Oreskes warned Minchin that he was basing his decision on “bad information” and said that while many conservatives feared regulating greenhouse gas emissions amounted to an unwelcome government intrusion, avoiding taking action actually made those fears far more likely to come true.

Minchin’s “expert” choices included Marc Morano, the communications director for the Committee for a Constructive Tomorrow (CFACT) and former advisor to Republican Senator James Inhofe, who says global warming is the “greatest hoax ever perpetrated on the American people.”

CFACT has accepted at least $4 million from Donors Trust – a fund that spends cash on behalf of rich conservative millionaires while keeping their identities a secret.  CFACT has also accepted cash from fossil fuel interests, including $500,000 from Exxon.

Morano told the recent United Nations climate talks in Warsaw that coal was the “moral choice” for the developing world.

A relative of the new Consul-General is the comedian Tim Minchin, one of Australia’s most famous exports. 

When the younger Minchin accepted an honorary doctorate last year from the University of Western Australia, he had a few choice words to say about his senior cousin.
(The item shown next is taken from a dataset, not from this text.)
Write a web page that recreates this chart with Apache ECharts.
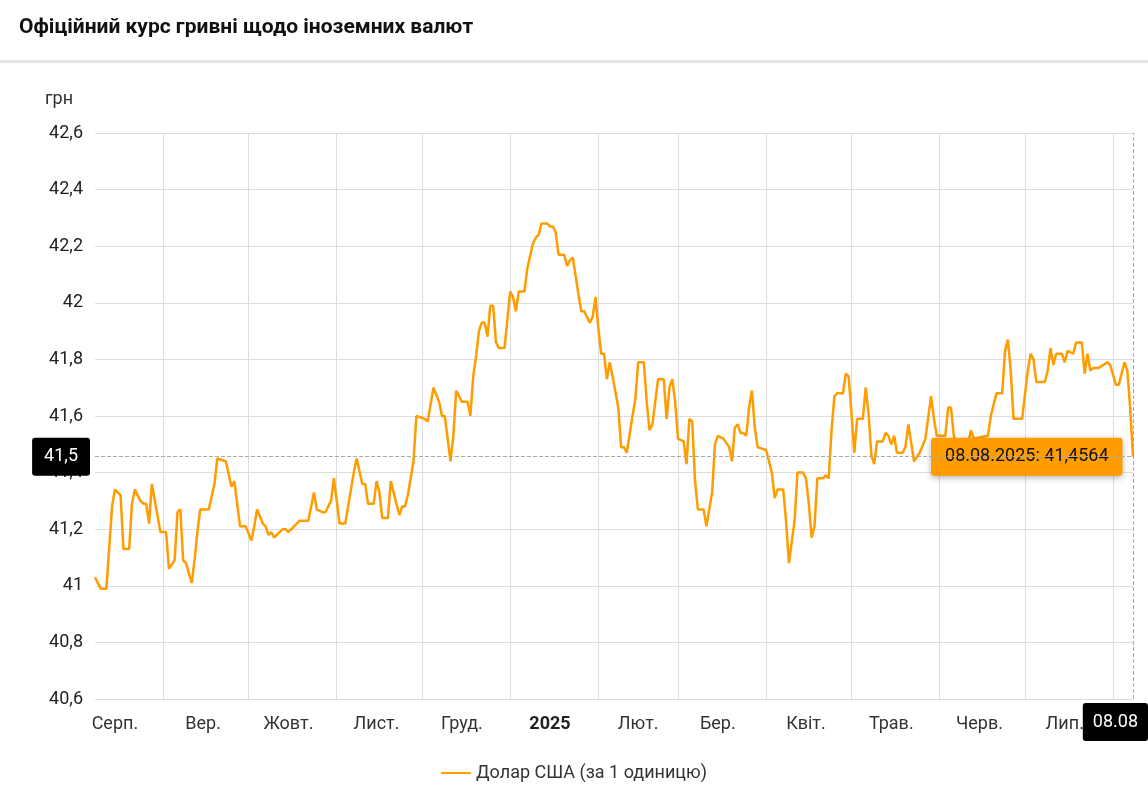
<!DOCTYPE html>
<html>
<head>
<meta charset="utf-8">
<script src="https://cdn.jsdelivr.net/npm/echarts@6/dist/echarts.min.js"></script>
<style>
  html, body { margin: 0; padding: 0; background: #fff; }
  #chart { width: 1148px; height: 793px; }
</style>
</head>
<body>
<div id="chart"></div>
<script>
// дні від 08.08.2024 та курс USD
var days = [0,2,4,6,7,9,10,12,13,14,16,17,18,19,20,23,25,26,28,29,30,31,32,34,35,36,37,40,42,43,46,48,49,51,53,55,56,57,59,60,61,62,63,66,67,68,72,75,77,78,80,81,83,84,86,88,91,92,94,95,96,98,99,100,101,103,104,107,108,109,110,112,113,116,117,119,121,122,123,125,126,127,129,131,132,133,134,135,136,137,138,139,140,141,142,144,145,146,147,148,149,151,152,154,155,156,157,159,160,161,162,163,165,166,167,168,170,171,172,174,175,176,177,178,179,180,181,182,184,185,186,187,189,190,191,192,193,194,195,196,198,200,201,202,203,204,205,207,208,209,210,211,212,214,215,217,218,219,221,223,224,225,226,227,228,229,230,231,232,233,236,238,239,240,242,243,244,246,247,249,250,251,252,253,254,256,257,258,259,260,261,263,264,265,266,267,268,270,271,272,273,274,275,277,278,279,280,281,282,284,285,286,288,290,292,294,295,296,299,300,301,302,304,306,308,309,314,315,317,319,320,321,322,323,326,328,329,330,331,334,335,336,337,338,340,341,342,344,345,347,348,349,350,351,353,356,357,359,360,362,363,364,365];
var usd = [41.03,40.99,40.99,41.28,41.34,41.32,41.13,41.13,41.29,41.34,41.30,41.29,41.29,41.22,41.36,41.19,41.19,41.06,41.09,41.26,41.27,41.09,41.08,41.01,41.09,41.19,41.27,41.27,41.36,41.45,41.44,41.35,41.37,41.21,41.21,41.16,41.21,41.27,41.22,41.21,41.18,41.19,41.17,41.20,41.20,41.19,41.23,41.23,41.33,41.27,41.26,41.26,41.30,41.38,41.22,41.22,41.40,41.45,41.36,41.36,41.29,41.29,41.37,41.33,41.24,41.24,41.37,41.25,41.28,41.28,41.32,41.44,41.60,41.59,41.58,41.70,41.65,41.60,41.60,41.44,41.53,41.69,41.65,41.65,41.60,41.74,41.81,41.90,41.93,41.93,41.88,41.99,41.99,41.86,41.84,41.84,41.94,42.04,42.02,41.97,42.04,42.04,42.12,42.21,42.23,42.24,42.28,42.28,42.27,42.27,42.25,42.17,42.17,42.13,42.15,42.16,42.03,41.97,41.97,41.93,41.95,42.02,41.91,41.82,41.82,41.73,41.79,41.74,41.63,41.49,41.49,41.47,41.60,41.66,41.79,41.79,41.79,41.65,41.55,41.57,41.73,41.73,41.59,41.70,41.73,41.65,41.52,41.51,41.43,41.59,41.58,41.37,41.27,41.27,41.21,41.33,41.50,41.53,41.52,41.49,41.44,41.56,41.57,41.54,41.54,41.53,41.63,41.69,41.56,41.49,41.48,41.40,41.31,41.34,41.34,41.23,41.08,41.23,41.40,41.40,41.38,41.29,41.17,41.21,41.38,41.38,41.39,41.38,41.55,41.67,41.68,41.68,41.75,41.74,41.61,41.47,41.59,41.59,41.70,41.61,41.46,41.43,41.51,41.51,41.54,41.53,41.50,41.53,41.47,41.47,41.49,41.57,41.44,41.47,41.52,41.67,41.59,41.53,41.53,41.63,41.63,41.53,41.46,41.45,41.55,41.52,41.53,41.60,41.68,41.68,41.83,41.87,41.76,41.59,41.59,41.76,41.82,41.80,41.72,41.72,41.76,41.84,41.78,41.82,41.82,41.79,41.83,41.82,41.86,41.86,41.75,41.82,41.76,41.77,41.77,41.79,41.78,41.71,41.71,41.79,41.76,41.63,41.4564];
var monthNames = ['Січ.','Лют.','Бер.','Квіт.','Трав.','Черв.','Лип.','Серп.','Вер.','Жовт.','Лист.','Груд.'];
var yTicks = [40.6, 42.6, 0.2];

var start = Date.UTC(2024, 7, 8);
var DAY = 86400000;
var seriesData = days.map(function (d, i) { return [start + d * DAY, usd[i]]; });
var last = seriesData[seriesData.length - 1];

var monthStarts = [], monthMids = [];
for (var k = 0; k < 12; k++) {
    monthStarts.push(Date.UTC(2024, 8 + k, 1));
    monthMids.push(Date.UTC(2024, 7 + k, 15));
}

function fmtNum(v, digits) {
    return (digits == null ? String(+v.toFixed(2)) : v.toFixed(digits)).replace('.', ',');
}
function pad(n) { return n < 10 ? '0' + n : '' + n; }

var chart = echarts.init(document.getElementById('chart'));
chart.setOption({
    animation: false,
    textStyle: { fontFamily: 'Roboto' },
    title: {
        text: 'Офіційний курс гривні щодо іноземних валют',
        left: 14, top: 12,
        textStyle: { fontSize: 21, fontWeight: 'bold', color: '#111' }
    },
    graphic: [{
        type: 'rect', left: 0, top: 60, shape: { width: 1148, height: 3 },
        style: { fill: '#e6e6e6' }, silent: true
    }],
    grid: { left: 95, right: 15, top: 133, bottom: 94 },
    legend: {
        bottom: 6, left: 'center', icon: 'rect', itemWidth: 30, itemHeight: 2,
        textStyle: { fontSize: 18, color: '#333' }
    },
    xAxis: {
        type: 'value',
        min: start, max: last[0],
        axisLine: { show: false },
        axisTick: { show: false, customValues: monthStarts },
        splitLine: { show: true, lineStyle: { color: '#ddd' } },
        axisLabel: {
            customValues: monthMids,
            fontSize: 18, color: '#333', margin: 16,
            formatter: function (v) {
                var d = new Date(v);
                if (d.getUTCMonth() === 0) return '{b|' + d.getUTCFullYear() + '}';
                return monthNames[d.getUTCMonth()];
            },
            rich: { b: { fontWeight: 'bold', fontSize: 18, color: '#222' } }
        },
        axisPointer: {
            show: true, status: 'show', value: last[0], triggerTooltip: false,
            lineStyle: { color: '#aaa', type: 'dashed' },
            label: {
                show: true, backgroundColor: '#000', color: '#fff', fontSize: 18,
                padding: [10, 10], margin: 4,
                formatter: function (p) { var d = new Date(p.value); return pad(d.getUTCDate()) + '.' + pad(d.getUTCMonth() + 1); }
            }
        }
    },
    yAxis: {
        type: 'value',
        min: yTicks[0], max: yTicks[1], interval: yTicks[2],
        name: 'грн',
        nameTextStyle: { fontSize: 18, color: '#333', align: 'left', padding: [0, 0, 10, -50] },
        axisLine: { show: false }, axisTick: { show: false },
        splitLine: { lineStyle: { color: '#ddd' } },
        axisLabel: { fontSize: 18, color: '#222', margin: 12, formatter: function (v) { return fmtNum(v); } },
        axisPointer: {
            show: true, status: 'show', value: last[1], triggerTooltip: false,
            lineStyle: { color: '#aaa', type: 'dashed' },
            label: {
                show: true, backgroundColor: '#000', color: '#fff', fontSize: 18,
                padding: [10, 12], margin: 5,
                formatter: function (p) { return fmtNum(p.value, 1); }
            }
        }
    },
    series: [{
        name: 'Долар США (за 1 одиницю)',
        type: 'line',
        data: seriesData,
        showSymbol: false,
        lineStyle: { color: '#ff9c00', width: 2.5 },
        itemStyle: { color: '#ff9c00' },
        markPoint: {
            symbol: 'circle', symbolSize: 1,
            data: [{ coord: last }],
            label: {
                show: true, position: 'left', distance: 10,
                formatter: '08.08.2025: ' + fmtNum(last[1], 4),
                backgroundColor: '#ff9c00', color: '#111', fontSize: 18,
                padding: [10, 14], borderRadius: 3,
                shadowBlur: 6, shadowColor: 'rgba(0,0,0,0.3)', shadowOffsetY: 2
            }
        }
    }]
});
</script>
</body>
</html>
The idea that many Australians – including our new PM and my distant cousin Nick Minchin – believe that the science of anthropogenic global is controversial, is a powerful indicator of the extent of our failure to communicate.”

In a city where the fear of human-caused climate change is real, it seems appointing a climate science denier to a key diplomatic position is another “powerful indicator” of the Australian Government’s unedifying position.